Many employers may have breathed a collective sigh of relief last week when a Texas federal court placed an injunction on the Department of Labor’s overtime rule revision, effectively halting it from taking effect on Dec. 1. When in full effect, it was set to impact almost five million workers, extending the overtime protections already in place for the non-exempt employee. Under this revised ruling, the salary threshold for exemption would increase from $23,660 to $47,476.
Although the injunction casts doubt on whether the revision will actually go forward, it is likely that the threshold will increase on some level. Many formerly exempt workers would be reclassified as non-exempt employees. Along with this change, come a number of worries for workers.
Implementation of the new rule may be imminent for the newly classified non-exempt employee. As a result, many employers have begun assessing the new regulations. It is important to determine how they impact their business. It is also important to assess how it affects their workers. The rules are pretty straightforward in many respects. However, there are a few issues that may arise when changing an employee’s status.
Taking the time to make the change easier on everyone is best. This requires some time and effort from the HR department.
Handling the Reaction of Status Changes
First things first. Employers must deal with the reaction from employees. Those who had salaried positions may feel as though they are being demoted. Many employees who have never punched a timecard are now faced with this task. They have to keep track of when they come in, take lunch, breaks, and more. For some, this is an interruption to their entire day.
Many may wonder how they can ever complete their work. Especially those who work for companies that have a strict “no overtime” policy.

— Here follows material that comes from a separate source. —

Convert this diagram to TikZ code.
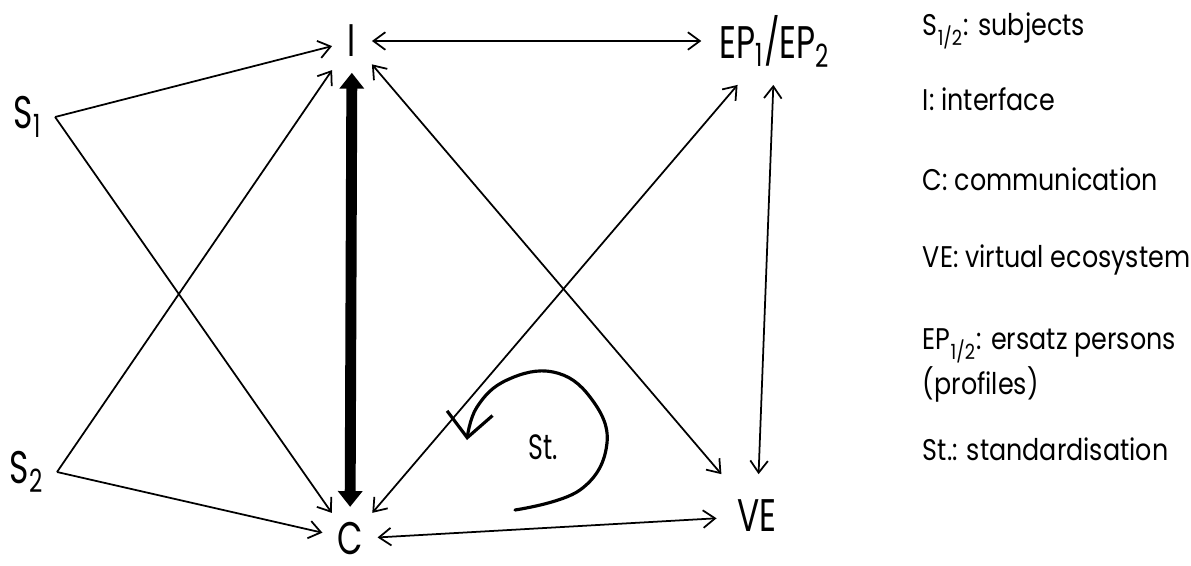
\documentclass[tikz,border=0pt]{standalone}
\usepackage{fontspec}
\setmainfont{Poppins}
\newfontfamily\labelfont[FakeStretch=0.72]{Poppins}
\newfontfamily\legendfont[FakeStretch=0.85]{Poppins}
\usetikzlibrary{arrows.meta}
\begin{document}
\begin{tikzpicture}[line width=0.5pt,
  >={Straight Barb[length=3.4pt,width=5pt]},
  lbl/.style={font=\labelfont\fontsize{13}{13}\selectfont, inner sep=0.15cm},
  key/.style={font=\legendfont\fontsize{8.5}{9}\selectfont, anchor=base west,
    inner sep=0pt, align=left},
  heavy/.style={line width=3.1pt,
    {Triangle[length=4.5pt,width=6.8pt]}-{Triangle[length=4.5pt,width=6.8pt]}}]
  \useasboundingbox (0,0) rectangle (11.91,5.65);
  % the six terms
  \node[lbl, inner sep=0.12cm] (S1) at (0.28,4.48) {S\textsubscript{1}};
  \node[lbl, inner sep=0.12cm] (S2) at (0.27,0.93) {S\textsubscript{2}};
  \node[lbl] (I) at (3.52,5.24) {I};
  \node[lbl, inner xsep=0.14cm, inner ysep=0.09cm] (C) at (3.50,0.26) {C};
  \node[lbl, inner sep=0.17cm] (EP) at (7.75,5.24) {EP\textsubscript{1}/EP\textsubscript{2}};
  \node[lbl, inner xsep=0.2cm, inner ysep=0.25cm] (VE) at (7.57,0.49) {VE};
  % links
  \draw[->] (S1.east) -- (I);
  \draw[->] (S1.east) -- (C);
  \draw[->] (S2.east) -- (I);
  \draw[->] (S2.east) -- (C);
  \draw[<->] (I) -- (EP);
  \draw[<->] (C) -- (VE);
  \draw[<->] (I) -- (VE);
  \draw[<->] (C) -- (EP);
  \draw[<->] (EP) -- (VE);
  \draw[heavy, shorten >=0.06cm] (I) -- (C);
  % standardisation loop
  \draw[line width=0.9pt, line cap=round, -{Straight Barb[length=7pt,width=13pt]}]
    plot[smooth, tension=0.7] coordinates {(5.15,0.55) (5.80,0.75) (6.07,1.22)
      (5.90,1.68) (5.53,1.93) (5.07,1.85) (4.77,1.58) (4.67,1.25)};
  \node[font=\labelfont\fontsize{10}{10}\selectfont] (St) at (5.43,1.18) {St.};
  % key
  \node[key] (kS) at (9.22,5.30) {S\textsubscript{1/2}: subjects};
  \node[key] (kI) at (9.22,4.55) {I: interface};
  \node[key] (kC) at (9.22,3.75) {C: communication};
  \node[key] (kVE) at (9.22,2.98) {VE: virtual ecosystem};
  \node[key, anchor=north west] (kEP) at (9.22,2.37) {EP\textsubscript{1/2}: ersatz persons\\(profiles)};
  \node[key] (kSt) at (9.22,1.05) {St.: standardisation};
\end{tikzpicture}
\end{document}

The good news is, employers can take time now to begin explaining the changes. Preparation now can help employees prepare for what’s to come. While timecard changes are inevitable, they don’t have to cause a sense of dread.
Focus on the Positive
There are some good things to consider. Now, many salaried workers are going to receive compensation for their after-hours work. In the past, many salaried workers stayed at work late. Others, took work home with them. This was normal and something paid for in their salary.
When the new rules are in place, this is no longer allowed. Employees must track all time worked. The overtime pay received is typically time and a half of their normal, hourly wage.
Not all non-exempt employees have to become hourly workers, though. This is not a stipulation of the new law. However, if they work over 40 hours per week, they have to receive overtime premiums. This is typically based on the per-hour rate of the salary they receive.
Recommendations for Implementing the New Non-Exempt Employee Rules
Implementing the rules is not required right away. There is a grace period. However, the discussion among employers and employees needs to begin now. When employees know what to expect, they don’t have to worry as much.
Consider Alternative Compensation Options
There are several ways you can structure compensation. This includes:
- Keeping the exemption intact by increasing the employee’s salary.
- Paying a “salary credit” to affected employees to keep their exempt status.
- Convert the salaried non-exempt under the regulations of the “fluctuation workweek.”
Keep in mind, many of these alternative compensation methods are often complex. Work with an attorney to determine what structure is best.
Make Clocking in and Out Easy
Change is difficult. Employers need to take steps to make it easier on their employees. There are a number of ways to do this.
One option is to implement an easy to use time tracking system. Countless software programs allow employees to clock in and out directly at their computers. This minimizes the need to walk to the time clock or to manually track hours worked.
Keep in mind, timecard changes can present issues for some employees. This applies especially to those who have never used a time card in the past. It is a good idea to implement the new rule now. This ensures everyone understands before the rule is considered law. It can also help make sure employees know how to accurately track the time they work.
Reduce the Temptation to Work at Home
Many salaried employees have company devices. This includes phones, laptops, tablets, etc. These are often used for working at home and after hours. Working at home or after hours can lead to overtime. To reduce the amount of overtime paid, many employers may decide to recall these devices.
However, this can seem like another unwanted blow to some employees. In some cases, this is not the best course of action. If this is the case, ensure the rules for working after hours are clearly understood.
Smooth Integration of the New Non-Exempt Employee Status
The new rule presents a challenge. Many HR departments are scrambling to handle the requirements. After all, it is affecting millions of workers across the country. Explain the new rules now. Starting as early as possible gives everyone time to adjust. The tips here can also help reduce the potential for excessive overtime pay being spent.
While some employees are going to find this rule a bit off-putting, the approach undertaken by management can make the transition process much easier. In many respects, this ruling is good for the employees and employers. This is a key factor to focus on when implementing the changes.